İlerlemeci, aydınlanmacı, laik Cumhuriyetin üzerine yığılan ihanet okları, din özgürlüğünü kalkan olarak kullanırken, daha ilkokuldan, hatta Kuran kurslarıyla anaokullarından başlayarak çocukları ve gençleri de kullanıyor; yıkıma eğitim ve öğretim adı altında dinsele dayalı, bilimden uzak eğitimsizlik de katılıyor.  

Atı alan Üsküdar’ı geçti. Mahkemeler gelgitleri oynuyor. Son noktalar İHAM ve AYM kararlarıyla konuluyor ama AYM laiklik üzerine verdiği ilke kararlarından din özgürlüğü adıyla dönüşünün üzerini örtmekten de kaçınmıyor. Din özgürlüğü adı altında İslam dininin bir mezhebi baskın kılınıyor, inanmayanların hak ve özgürlüğü görmezden geliniyor, laikliğin eritilerek yutulmasına devam ediliyor. Bir ya da birkaç yargı kararı sorunu çözmeye, laikliği korumaya yetmiyor.

Dini inanç özgürlüğü ve inanmama özgürlüğü ile dinin devlete, siyasete, hukuka, eğitime el atmaması ilkesi çelişmez. Gerçek laiklik ve ona dayanan din özgürlüğü bu bakışa dayanır. Laiklik olmadan inanma ya da inanmama özgürlüğü olmaz.         

AYM ve İHAM son karar organları olduğuna göre başvurudaki öğrenciye yapılan ama makul yargılama süresinin toplam on iki buçuk yılla dayanmasıyla gereği yerine getirilemeyen hak ihlali din eğitim ve öğretimi almak istemeyen diğer kişilere ya da onların çocuklarına uygulanacak mı? Nasıl uygulanacak, hukuk devletinin gereği nasıl yerine getirilecek? Bağlı olarak iş yükünden yakınan AYM ve İHAM bu sorundan ve denetimlerinin amaca ulaşamamasından nasıl kurtulacak?

Ne diyorlar; adı üstünde bireysel başvuru. Yani ders almak istemediğini bildirenler ret yanıtı almaya devam eder, mahkemeler gelgitlerine devam eder, din üzerinden baskı ve yönetme devam eder, eğitimde çürüme ve kandırma devam eder, laiklik elden gider, AYM de İHAM’den aldığı destekle arada bir böyle olumlu ama bireysel karar verir, adı da hukuk devleti olur.

Ne diyorlar; cumhuriyete ve laikliğe geçmiş olsun, gelecek siyasal İslamın ve sermaye sınıfının olsun.

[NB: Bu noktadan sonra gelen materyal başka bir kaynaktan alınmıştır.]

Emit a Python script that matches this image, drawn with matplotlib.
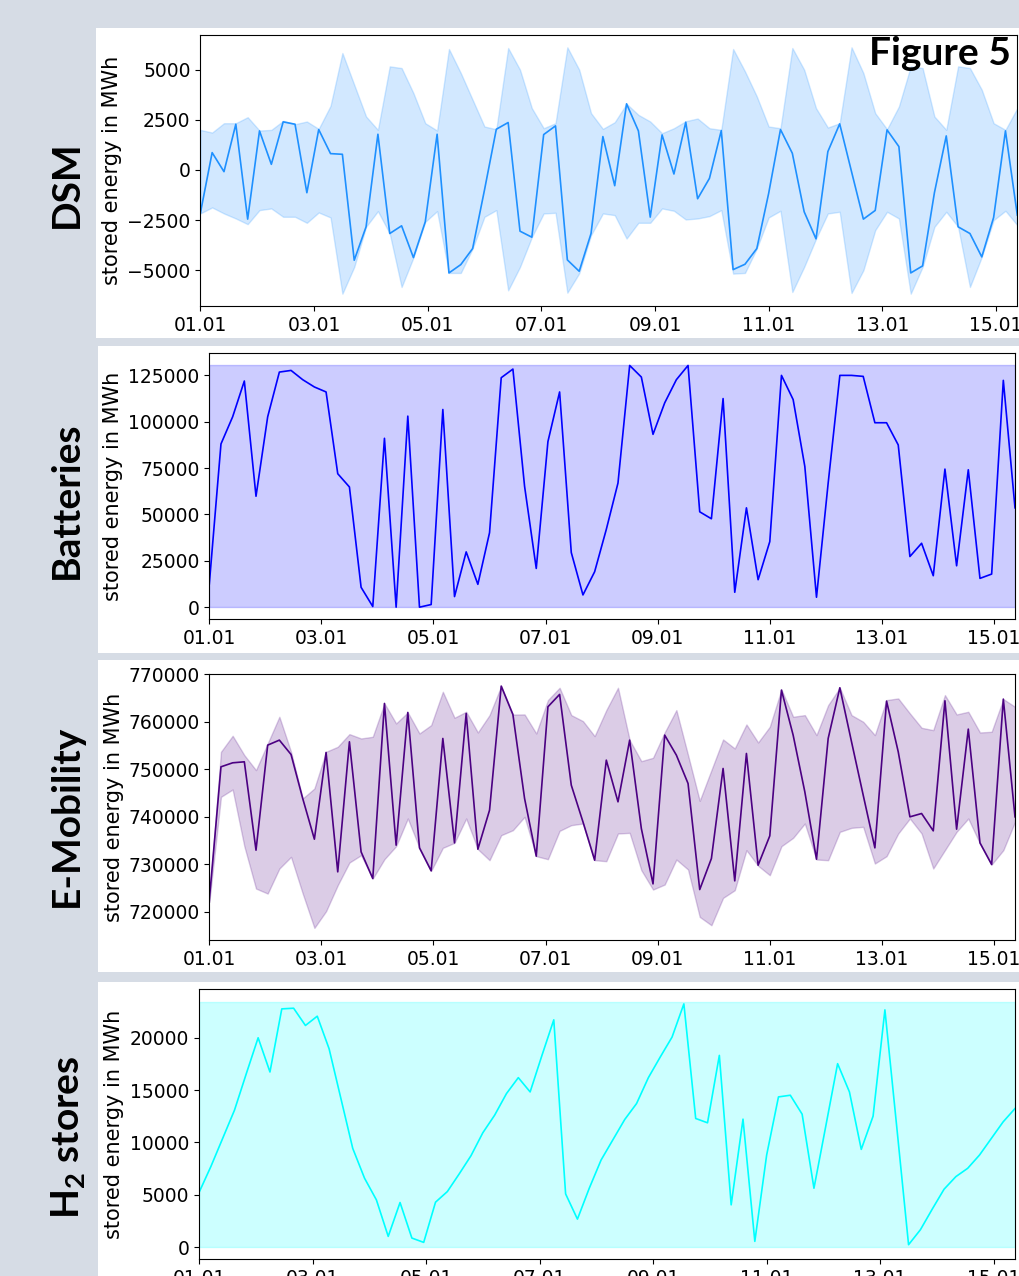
#!/usr/bin/env python
import matplotlib
matplotlib.use("Agg")
import matplotlib.pyplot as plt
import matplotlib.dates as mdates
import matplotlib.patches as mpatches
from matplotlib.ticker import MultipleLocator
import pandas as pd

# time axis: 5-hourly snapshots starting 01.01
start = "2013-01-01"
n_steps = 70
step = "5h"

# DSM: stored energy and band (min/max)
dsm = [-2167, 867, -83, 2283, -2450, 1950, 283, 2400, 2283, -1133,
       2017, 817, 783, -4500, -2833, 1783, -3167, -2783, -4367, -2583,
       1783, -5133, -4717, -3917, -1000, 2033, 2367, -3050, -3350, 1767,
       2200, -4483, -5050, -3167, 1667, -783, 3300, 1950, -2350, 1750,
       -200, 2383, -1433, -417, 1967, -4967, -4700, -3917, -1167, 2017,
       833, -2083, -3433, 917, 2300, -83, -2450, -2017, 2000, 1167,
       -5133, -4783, -1133, 1700, -2833, -3167, -4333, -2367, 1950, -2250]
dsm_upper = [2000, 1867, 2333, 2333, 2633, 1967, 2000, 2450, 2283, 2417,
             2050, 3200, 5833, 4250, 2667, 2000, 5167, 5083, 3833, 2333,
             1967, 6033, 4833, 3500, 2167, 2033, 6083, 5000, 3083, 2083,
             2333, 6117, 5000, 2833, 2050, 2383, 3300, 2750, 2417, 1833,
             2083, 2433, 2567, 2083, 2000, 6033, 4917, 3667, 2167, 2083,
             6083, 5000, 3083, 2117, 2333, 6117, 4833, 2833, 2033, 3167,
             5167, 5083, 2667, 2000, 5167, 5083, 4000, 2333, 2000, 3083]
dsm_lower = [-2167, -1867, -2167, -2417, -2700, -2000, -1917, -2333, -2333, -2633,
             -2117, -2367, -6167, -4833, -2833, -2050, -3167, -5833, -4367, -2583,
             -2050, -5133, -5133, -3917, -2333, -2000, -6000, -4833, -3350, -2167,
             -2133, -6117, -5150, -3250, -2167, -2250, -3417, -2633, -2633, -1917,
             -2033, -2467, -2417, -2300, -2000, -5167, -5133, -3917, -2367, -2033,
             -6083, -4833, -3433, -2167, -2083, -6133, -5000, -3000, -2083, -2417,
             -6167, -4833, -2833, -2083, -2833, -5833, -4333, -2500, -2033, -2750]

# Batteries
batt = [12500, 88036, 102679, 121964, 59821, 102679, 126786, 127679, 122679, 118750,
        116071, 71964, 64821, 10714, 357, 91071, 0, 103036, 0, 1429,
        106607, 5714, 29821, 12321, 40179, 123750, 128400, 65179, 20893, 89286,
        116071, 29464, 6607, 19107, 41964, 66964, 130357, 124107, 93214, 110179,
        122679, 130357, 51429, 47679, 112500, 8036, 53571, 14821, 35357, 125000,
        111964, 75893, 5357, 66964, 125000, 125000, 124464, 99464, 99464, 87500,
        27321, 34464, 16964, 74464, 22321, 74107, 15536, 17857, 122321, 53571]
batt_min = 0
batt_max = 130700

# E-Mobility
emob = [722455, 750507, 751348, 751559, 732974, 755065, 756117, 753101, 743844, 735288,
        753522, 728416, 755766, 732623, 727013, 763831, 734026, 761938, 733465, 728626,
        756468, 734517, 761727, 733184, 741390, 767478, 761500, 743844, 731712, 763130,
        765725, 746651, 738935, 730870, 751909, 743142, 756117, 737532, 725891, 757169,
        752961, 747000, 724699, 731221, 750156, 726522, 753312, 729818, 735990, 766636,
        757169, 745247, 731081, 756468, 767127, 755766, 744546, 733465, 764322, 753663,
        739987, 740688, 737041, 764392, 737392, 758431, 734517, 729958, 764743, 739987]
emob_upper = [722455, 753662, 757028, 752961, 749805, 755415, 761026, 753662, 743844, 745948,
              753662, 754714, 757379, 756468, 756818, 763831, 759623, 761938, 757519, 759272,
              766285, 760815, 762078, 757729, 761377, 767478, 761500, 761517, 757519, 764533,
              767127, 761377, 760115, 756958, 762429, 767127, 756117, 751699, 752400, 757729,
              762429, 752961, 743353, 749805, 756257, 754364, 759413, 755626, 758922, 766777,
              761026, 761377, 757169, 763481, 767127, 761377, 759974, 757169, 764533, 764884,
              761727, 758712, 758221, 765585, 761517, 762078, 757729, 757870, 764743, 763130]
emob_lower = [722100, 744195, 745738, 733815, 724909, 723857, 729117, 731571, 723857, 716634,
              720140, 725610, 730379, 731922, 727013, 731081, 733815, 739636, 733465, 728626,
              733465, 734517, 739636, 733184, 730870, 736130, 737182, 739987, 731712, 731081,
              737041, 738234, 738584, 730870, 730660, 736481, 736621, 728766, 724699, 725751,
              731011, 728907, 718948, 717195, 722945, 724558, 732974, 729700, 727714, 733815,
              735569, 738584, 731011, 730870, 736831, 737673, 737883, 730169, 731712, 736481,
              739636, 736481, 729117, 732974, 736831, 739636, 734377, 729958, 732974, 738935]

# H2 stores
h2 = [5206, 7683, 10381, 13079, 16571, 20000, 16730, 22762, 22825, 21175,
      22063, 18952, 14190, 9429, 6571, 4508, 1016, 4254, 857, 444,
      4286, 5302, 6984, 8730, 10921, 12603, 14667, 16190, 14825, 18317,
      21714, 5079, 2667, 5619, 8317, 10254, 12190, 13714, 16190, 18159,
      20063, 23238, 12286, 11873, 18317, 4032, 12222, 540, 8794, 14349,
      14508, 12698, 5619, 11556, 17524, 14825, 9333, 12508, 22667, 11492,
      222, 1651, 3619, 5524, 6730, 7524, 8794, 10381, 11968, 13238]
h2_min = 0
h2_max = 23460

W, H = 1019, 1276
BG = "#d6dce5"


def px_rect(x0, y0, x1, y1):
    # pixel box (top-left origin) -> figure fraction [left, bottom, width, height]
    return [x0 / W, 1 - y1 / H, (x1 - x0) / W, (y1 - y0) / H]


def style_axis(ax, x, label_x):
    ax.set_xlim(x[0], x[-1])
    ax.xaxis.set_major_locator(mdates.DayLocator(bymonthday=range(1, 32, 2)))
    ax.xaxis.set_major_formatter(mdates.DateFormatter("%d.%m"))
    ax.tick_params(labelsize=13.5)
    ax.set_ylabel("stored energy in MWh", fontsize=15)
    ax.yaxis.set_label_coords(label_x, 0.5)


def main():
    plt.rcParams["mathtext.fontset"] = "custom"
    plt.rcParams["mathtext.rm"] = "Lato:bold"
    plt.rcParams["mathtext.bf"] = "Lato:bold"

    x = pd.date_range(start, periods=n_steps, freq=step)

    fig = plt.figure(figsize=(W / 100, H / 100), dpi=100, facecolor=BG)

    # white slide panels
    for box in [(96, 28, 1019, 338), (98, 346, 1019, 653),
                (98, 660, 1019, 972), (98, 982, 1019, 1276)]:
        l, b, w, h = px_rect(*box)
        fig.add_artist(mpatches.Rectangle((l, b), w, h, transform=fig.transFigure,
                                          facecolor="white", edgecolor="none", zorder=-1))

    # DSM
    ax1 = fig.add_axes(px_rect(200.3, 35, 1017.3, 306))
    ax1.fill_between(x, dsm_lower, dsm_upper, color="dodgerblue", alpha=0.2)
    ax1.plot(x, dsm, color="dodgerblue", lw=1.2)
    ax1.yaxis.set_major_locator(MultipleLocator(2500))
    style_axis(ax1, x, -0.096)

    # Batteries
    ax2 = fig.add_axes(px_rect(209.3, 352.7, 1015, 619.3))
    ax2.fill_between(x, batt_min, batt_max, color="blue", alpha=0.2)
    ax2.plot(x, batt, color="blue", lw=1.2)
    style_axis(ax2, x, -0.107)

    # E-Mobility
    ax3 = fig.add_axes(px_rect(209.3, 674, 1015, 940))
    ax3.fill_between(x, emob_lower, emob_upper, color="indigo", alpha=0.2)
    ax3.plot(x, emob, color="indigo", lw=1.2)
    style_axis(ax3, x, -0.106)

    # H2 stores
    ax4 = fig.add_axes(px_rect(199, 989.3, 1015, 1259.3))
    ax4.fill_between(x, h2_min, h2_max, color="cyan", alpha=0.2)
    ax4.plot(x, h2, color="cyan", lw=1.2)
    style_axis(ax4, x, -0.092)

    # panel labels
    lab = dict(rotation=90, ha="center", va="center", fontsize=28,
               fontweight="bold", family="Lato")
    fig.text(66 / W, 1 - 184 / H, "DSM", **lab)
    fig.text(66 / W, 1 - 500 / H, "Batteries", **lab)
    fig.text(66 / W, 1 - 816 / H, "E-Mobility", **lab)
    fig.text(68 / W, 1 - 1137 / H, r"$\mathrm{H_2}$ stores", **lab)

    fig.text(1011 / W, 1 - 36 / H, "Figure 5", ha="right", va="top", fontsize=28,
             fontweight="bold", family="Lato", zorder=5)

    fig.savefig("out.png", dpi=100, facecolor=BG)
    return


if __name__ == "__main__":
    main()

Ne diyorlar; Laiklik değil, din özgürlüğü… Bütün hakların önünde yaşam değil kul hakkı… İdeolojik, siyasal, ekonomik ilişkilerle bütünselleşen bir devletin ve hukukun dinsellikle bulamaç ettiği eğitim, yönetim ve yaşam tarzı…

Ne diyoruz; Anayasaya göre din dersi isteyenler dilekçe verecek ama hadi bu yıl için de yargının baktığı gibi bakalım: 2022-2023 eğitim öğretim yılında din eğitim ve öğretimi almak istemeyenler daha okullar açılmadan, AYM kararını da gerekçe yaparak dilekçelerini yığmalı. Savaşım durmadan sürdürülmeli.

Ne diyoruz; laik bir yaşam için, daha iyi bir yaşam, daha iyi bir ülke ve dünya yolunda tüm insanlık için, tek gerçek ve somut hedef olan sosyalizme ulaşma yolunda emekçiler ayağa kalkmalı.